New Jersey Governor Chris Christie signed a bill into law on Monday that has prison terms up to 10 years for people who endanger the welfare of those with developmental disabilities, reports Asbury Park Press (APP).

Senators Steve Sweeney and Robert Singer proposed the law after they heard the story of Parker Drake, who was allegedly bullied by two acquaintances last year. Drake, who has autism, jumped off a jetty into the Atlantic Ocean on Feb. 26, 2015, and Nicholas Formica and Christopher Tilton, who reportedly bribed and encouraged him, took videos of the incident and allegedly posted them on social media, NJ.com reported.

In an interview with APP prior to the passing of the legislation, Drake stated, “I didn’t really think I was going to make it,” adding that he had no idea he was going to be jumping into the cold water — or filmed. “I would like for them to be prosecuted, and I would like for there to be better laws to protect disabled people,” he said.

Per the new law, it’s now a second-degree crime to “create a substantial risk of death for someone with a developmental disability.” The crime is punishable by five to 10 years in prison or a fine up to $150,000, or both. Legislation for lesser offenses is also now in place.

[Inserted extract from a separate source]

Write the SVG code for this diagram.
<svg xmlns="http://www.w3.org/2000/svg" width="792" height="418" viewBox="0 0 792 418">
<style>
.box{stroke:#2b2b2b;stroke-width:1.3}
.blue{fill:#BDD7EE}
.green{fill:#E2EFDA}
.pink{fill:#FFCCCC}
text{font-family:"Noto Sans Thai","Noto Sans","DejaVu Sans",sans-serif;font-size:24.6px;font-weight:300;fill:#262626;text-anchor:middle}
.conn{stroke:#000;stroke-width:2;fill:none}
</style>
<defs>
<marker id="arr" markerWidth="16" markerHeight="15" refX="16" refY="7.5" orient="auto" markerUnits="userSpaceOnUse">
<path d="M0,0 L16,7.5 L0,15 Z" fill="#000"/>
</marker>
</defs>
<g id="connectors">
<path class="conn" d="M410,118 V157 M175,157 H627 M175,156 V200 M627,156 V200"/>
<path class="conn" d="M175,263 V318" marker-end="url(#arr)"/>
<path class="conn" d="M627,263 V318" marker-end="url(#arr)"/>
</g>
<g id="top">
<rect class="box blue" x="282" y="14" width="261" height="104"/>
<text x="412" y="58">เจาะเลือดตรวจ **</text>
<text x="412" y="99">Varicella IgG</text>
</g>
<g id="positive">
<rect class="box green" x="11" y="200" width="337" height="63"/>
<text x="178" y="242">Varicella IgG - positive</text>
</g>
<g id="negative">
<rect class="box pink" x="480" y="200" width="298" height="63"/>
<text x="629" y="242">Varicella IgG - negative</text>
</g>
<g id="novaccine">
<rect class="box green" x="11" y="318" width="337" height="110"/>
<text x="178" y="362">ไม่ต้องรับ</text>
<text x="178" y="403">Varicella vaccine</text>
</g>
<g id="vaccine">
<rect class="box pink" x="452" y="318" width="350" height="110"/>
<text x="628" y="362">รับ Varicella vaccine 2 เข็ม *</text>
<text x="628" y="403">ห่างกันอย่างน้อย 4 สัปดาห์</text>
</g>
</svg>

“These added protections should send a clear message that this type of bullying and dangerous acts against those with developmental disabilities won’t be tolerated in New Jersey and that those who do so will be held accountable,” Senator Singer told APP.

In 2014 the Centers for Disease Control (CDC) released a report showing 1 in 68 children nationally has an autism spectrum disorder, but in New Jersey that rate was 1 in 45 children, and 1 in 28 boys. Autism New Jersey cited that number as the highest in the nation.

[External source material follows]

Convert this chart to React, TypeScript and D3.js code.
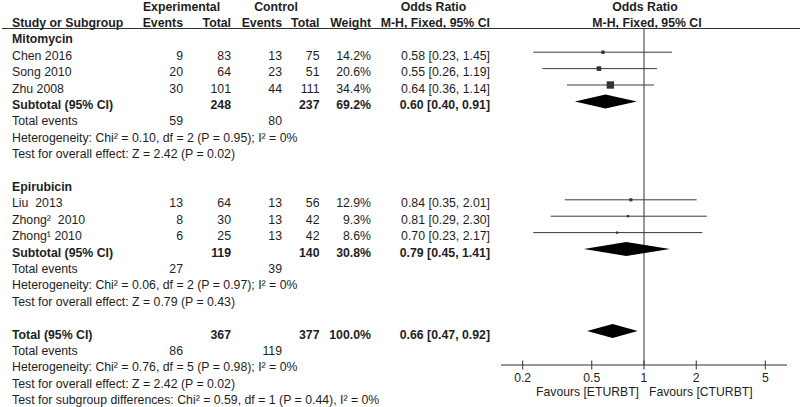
import React from "react";
import * as d3 from "d3";

const subgroupNames = ["Mitomycin", "Epirubicin"];
const studyNames = ["Chen 2016", "Song 2010", "Zhu 2008", "Liu  2013", "Zhong²  2010", "Zhong¹ 2010"];
const studyGroup = [0, 0, 0, 1, 1, 1];
const expEvents = [9, 20, 30, 13, 8, 6];
const expTotal = [83, 64, 101, 64, 30, 25];
const ctrlEvents = [13, 23, 44, 13, 13, 13];
const ctrlTotal = [75, 51, 111, 56, 42, 42];
const weights = [14.2, 20.6, 34.4, 12.9, 9.3, 8.6];
const orEst = [0.58, 0.55, 0.64, 0.84, 0.81, 0.7];
const orLow = [0.23, 0.26, 0.36, 0.35, 0.29, 0.23];
const orHigh = [1.45, 1.19, 1.14, 2.01, 2.3, 2.17];

const subExpTotal = [248, 119];
const subCtrlTotal = [237, 140];
const subWeight = [69.2, 30.8];
const subOR = [0.6, 0.79];
const subLow = [0.4, 0.45];
const subHigh = [0.91, 1.41];
const subExpEvents = [59, 27];
const subCtrlEvents = [80, 39];
const subHet = [
  "Heterogeneity: Chi² = 0.10, df = 2 (P = 0.95); I² = 0%",
  "Heterogeneity: Chi² = 0.06, df = 2 (P = 0.97); I² = 0%",
];
const subTest = [
  "Test for overall effect: Z = 2.42 (P = 0.02)",
  "Test for overall effect: Z = 0.79 (P = 0.43)",
];

const totExpTotal = 367;
const totCtrlTotal = 377;
const totWeight = 100.0;
const totOR = 0.66;
const totLow = 0.47;
const totHigh = 0.92;
const totExpEvents = 86;
const totCtrlEvents = 119;
const totHet = "Heterogeneity: Chi² = 0.76, df = 5 (P = 0.98); I² = 0%";
const totTest = "Test for overall effect: Z = 2.42 (P = 0.02)";
const subgroupDiff = "Test for subgroup differences: Chi² = 0.59, df = 1 (P = 0.44), I² = 0%";

const tickValues = [0.2, 0.5, 1, 2, 5];
const favoursLeft = "Favours [ETURBT]";
const favoursRight = "Favours [CTURBT]";

const FONT = "'Liberation Sans', Arial, sans-serif";
const FS = 12.3;
const TXT = "#1e1e1e";

const fmt2 = (v: number) => v.toFixed(2);
const orText = (e: number, l: number, h: number) => `${fmt2(e)} [${fmt2(l)}, ${fmt2(h)}]`;

type Row =
  | { kind: "group"; label: string }
  | { kind: "study"; i: number }
  | { kind: "subtotal"; label: string; et: number; ct: number; w: number; or: number; lo: number; hi: number }
  | { kind: "events"; ee: number; ce: number }
  | { kind: "note"; text: string }
  | { kind: "blank" };

export default function App() {
  const x = d3.scaleLog().domain([0.15, 1 / 0.15]).range([501, 787]);
  const rowY = (i: number) => 10.5 + 16.4 * i;

  const rows: Row[] = [];
  subgroupNames.forEach((g, gi) => {
    rows.push({ kind: "group", label: g });
    studyNames.forEach((_, i) => {
      if (studyGroup[i] === gi) rows.push({ kind: "study", i });
    });
    rows.push({
      kind: "subtotal",
      label: "Subtotal (95% CI)",
      et: subExpTotal[gi],
      ct: subCtrlTotal[gi],
      w: subWeight[gi],
      or: subOR[gi],
      lo: subLow[gi],
      hi: subHigh[gi],
    });
    rows.push({ kind: "events", ee: subExpEvents[gi], ce: subCtrlEvents[gi] });
    rows.push({ kind: "note", text: subHet[gi] });
    rows.push({ kind: "note", text: subTest[gi] });
    rows.push({ kind: "blank" });
  });
  rows.push({
    kind: "subtotal",
    label: "Total (95% CI)",
    et: totExpTotal,
    ct: totCtrlTotal,
    w: totWeight,
    or: totOR,
    lo: totLow,
    hi: totHigh,
  });
  rows.push({ kind: "events", ee: totExpEvents, ce: totCtrlEvents });
  rows.push({ kind: "note", text: totHet });
  rows.push({ kind: "note", text: totTest });
  rows.push({ kind: "note", text: subgroupDiff });

  const colX = { name: 12, ee: 183, et: 231, ce: 282, ct: 319.5, w: 371, or: 490 };
  const axisY = 365;
  const markOff = -7.5;

  const els: React.ReactNode[] = [];
  rows.forEach((r, k) => {
    const y = rowY(k + 2);
    const my = y + markOff;
    if (r.kind === "group") {
      els.push(
        <text key={`g${k}`} x={colX.name} y={y} fontWeight="bold">
          {r.label}
        </text>
      );
    } else if (r.kind === "study") {
      const i = r.i;
      const s = 0.2 * weights[i] + 0.5;
      els.push(
        <g key={`s${k}`}>
          <text x={colX.name} y={y} style={{ whiteSpace: "pre" }}>
            {studyNames[i]}
          </text>
          <text x={colX.ee} y={y} textAnchor="end">{expEvents[i]}</text>
          <text x={colX.et} y={y} textAnchor="end">{expTotal[i]}</text>
          <text x={colX.ce} y={y} textAnchor="end">{ctrlEvents[i]}</text>
          <text x={colX.ct} y={y} textAnchor="end">{ctrlTotal[i]}</text>
          <text x={colX.w} y={y} textAnchor="end">{weights[i].toFixed(1)}%</text>
          <text x={colX.or} y={y} textAnchor="end">{orText(orEst[i], orLow[i], orHigh[i])}</text>
          <line x1={x(orLow[i])} x2={x(orHigh[i])} y1={my} y2={my} stroke="#3a3a3a" strokeWidth={1} />
          <rect x={x(orEst[i]) - s / 2} y={my - s / 2} width={s} height={s} fill="#333" />
        </g>
      );
    } else if (r.kind === "subtotal") {
      const cx = x(r.or);
      const pts = `${x(r.lo)},${my} ${cx},${my - 7} ${x(r.hi)},${my} ${cx},${my + 7}`;
      els.push(
        <g key={`t${k}`} fontWeight="bold">
          <text x={colX.name} y={y}>{r.label}</text>
          <text x={colX.et} y={y} textAnchor="end">{r.et}</text>
          <text x={colX.ct} y={y} textAnchor="end">{r.ct}</text>
          <text x={colX.w} y={y} textAnchor="end">{r.w.toFixed(1)}%</text>
          <text x={colX.or} y={y} textAnchor="end">{orText(r.or, r.lo, r.hi)}</text>
          <polygon points={pts} fill="#000" />
        </g>
      );
    } else if (r.kind === "events") {
      els.push(
        <g key={`e${k}`}>
          <text x={colX.name} y={y}>Total events</text>
          <text x={colX.ee} y={y} textAnchor="end">{r.ee}</text>
          <text x={colX.ce} y={y} textAnchor="end">{r.ce}</text>
        </g>
      );
    } else if (r.kind === "note") {
      els.push(
        <text key={`n${k}`} x={colX.name} y={y}>
          {r.text}
        </text>
      );
    }
  });

  return (
    <svg
      width={800}
      height={407}
      style={{ position: "absolute", left: 0, top: 0, background: "#fff" }}
      fontFamily={FONT}
      fontSize={FS}
      fill={TXT}
    >
      <rect x={0} y={0} width={800} height={407} fill="#fff" />
      {/* header */}
      <g fontWeight="bold">
        <text x={181.5} y={rowY(0)} textAnchor="middle">Experimental</text>
        <text x={276} y={rowY(0)} textAnchor="middle">Control</text>
        <text x={433.5} y={rowY(0)} textAnchor="middle">Odds Ratio</text>
        <text x={645} y={rowY(0)} textAnchor="middle">Odds Ratio</text>
        <text x={colX.name} y={rowY(1)}>Study or Subgroup</text>
        <text x={colX.ee} y={rowY(1)} textAnchor="end">Events</text>
        <text x={colX.et} y={rowY(1)} textAnchor="end">Total</text>
        <text x={colX.ce} y={rowY(1)} textAnchor="end">Events</text>
        <text x={colX.ct} y={rowY(1)} textAnchor="end">Total</text>
        <text x={colX.w} y={rowY(1)} textAnchor="end">Weight</text>
        <text x={colX.or} y={rowY(1)} textAnchor="end">M-H, Fixed, 95% CI</text>
        <text x={647} y={rowY(1)} textAnchor="middle">M-H, Fixed, 95% CI</text>
      </g>
      <line x1={2} x2={800} y1={28.5} y2={28.5} stroke="#333" strokeWidth={1} />
      {/* null line */}
      <line x1={x(1)} x2={x(1)} y1={28.5} y2={axisY} stroke="#333" strokeWidth={1} />
      {els}
      {/* axis */}
      <line x1={x.range()[0]} x2={x.range()[1]} y1={axisY} y2={axisY} stroke="#333" strokeWidth={1} />
      {tickValues.map((t) => (
        <g key={`tk${t}`}>
          <line x1={x(t)} x2={x(t)} y1={axisY - 4.5} y2={axisY + 4.5} stroke="#333" strokeWidth={1} />
          <text x={x(t)} y={381.5} textAnchor="middle" fontSize={12.2}>
            {t}
          </text>
        </g>
      ))}
      <text x={x(1) - 5} y={396} textAnchor="end" fontSize={12.2}>{favoursLeft}</text>
      <text x={x(1) + 5} y={396} textAnchor="start" fontSize={12.2}>{favoursRight}</text>
    </svg>
  );
}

Dr. Suzanne Buchanan, Executive Director of Autism New Jersey, expressed her gratitude towards the lawmakers and explained to The Mighty what we can do to continue making the community a safer place.

“While the law will hopefully offer greater protection for our most vulnerable citizens, we must continue our proactive efforts of raising awareness to help build communities that embrace and accept individuals with autism,” Buchanan said. “Whether it be via character building, awareness campaigns or disability support programs, children and adults alike will have a greater understanding and sensitivity for the disability community. These qualities will hopefully reduce episodes of harm and increase meaningful inclusion for individuals with autism.”